Current proposals suggest these regulations will be coming into force in England from October 2020. Contact us with your own questions about the regulation changes, or to discuss our training seminars and workshops.

How can it be proven a dwelling is built the way it was designed?

This has always been the chink in the armour for Building Regulations, however As-Built evidence gathering could be about to get far more stringent. The consultation proposes the construction of every new dwelling should by accompanied by photographic evidence to prove insulation levels and building services match the design.

Ever since the addition of SAP and emission targets into Building Regulations there has been a rumbling debate about the accuracy of the methodology. This is known as the Performance Gap.
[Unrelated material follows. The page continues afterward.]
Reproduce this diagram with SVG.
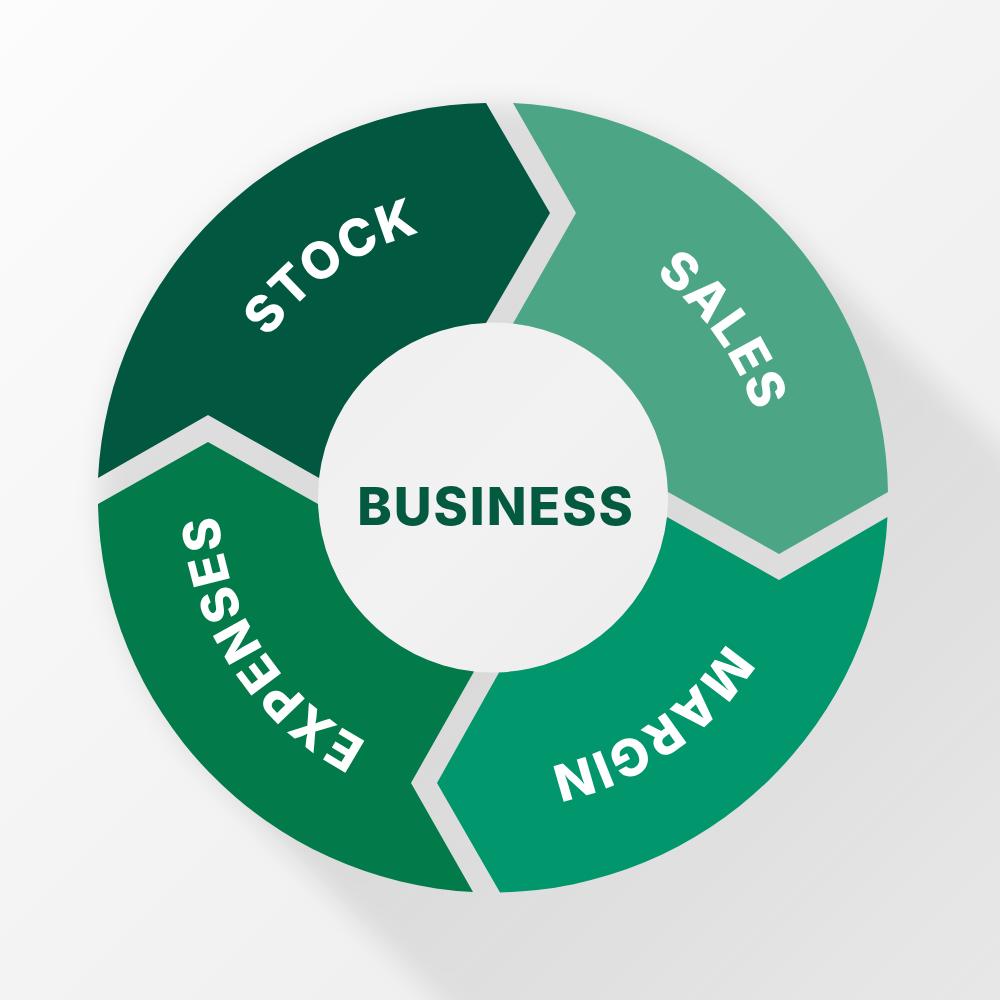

The difference between how a house is designed and how it is built can be significant.

When the information shown on an EPC doesn’t match reality, the accuracy of the original SAP model is often called into question. But inaccuracies can also be caused by product shortages and substitutions on site, last minute design changes or the quality of construction and workmanship.

To help reduce the Performance Gap, The Future Homes Standard is proposing to make photographic evidence mandatory on every newly built dwelling.

Photographs would be required as construction work progresses to prove the correct specification is being used and to show the quality of work before it is hidden behind plasterboard.

To avoid any doubt in how genuine the photos are, the proposals say every photo should be date-stamped and geotagged to confirm when and where it was taken. This would stop site managers from taking one set of images and copying them across the development.

This isn’t as big a leap into the unknown as it may sound…

Photos are already a requirement when EPCs are created for existing buildings. These are taken by a qualified assessor who carries out an onsite walkaround as part of their assessment work.

In that respect it makes sense that new build developments should catch up with this level of evidence gathering, however the extra information required in these photos is far more detailed, and it’s more likely going to be the responsibility of site managers to ensure the pictures are taken, rather than an EPC specialist.

As it stands, this new requirement would require photos showing insulation levels and product types in the floors, walls and roofs, installed heating, hot water and ventilation systems plus controls, evidence of low carbon technologies (such as solar panels) and one photo for each thermal junction of a dwelling.

It isn’t clear yet who will gather and store these photographs, but it’s looking likely this will be picked up as part of the As Built SAP process.

It’s also not known what will happen if photographs aren’t taken or aren’t suitable. This could delay the release of the dwelling’s Energy Performance Certificate.

We’re expecting more details when the Government releases its response to the Future Homes Standard’s public consultation feedback, most likely to be announced in the Spring.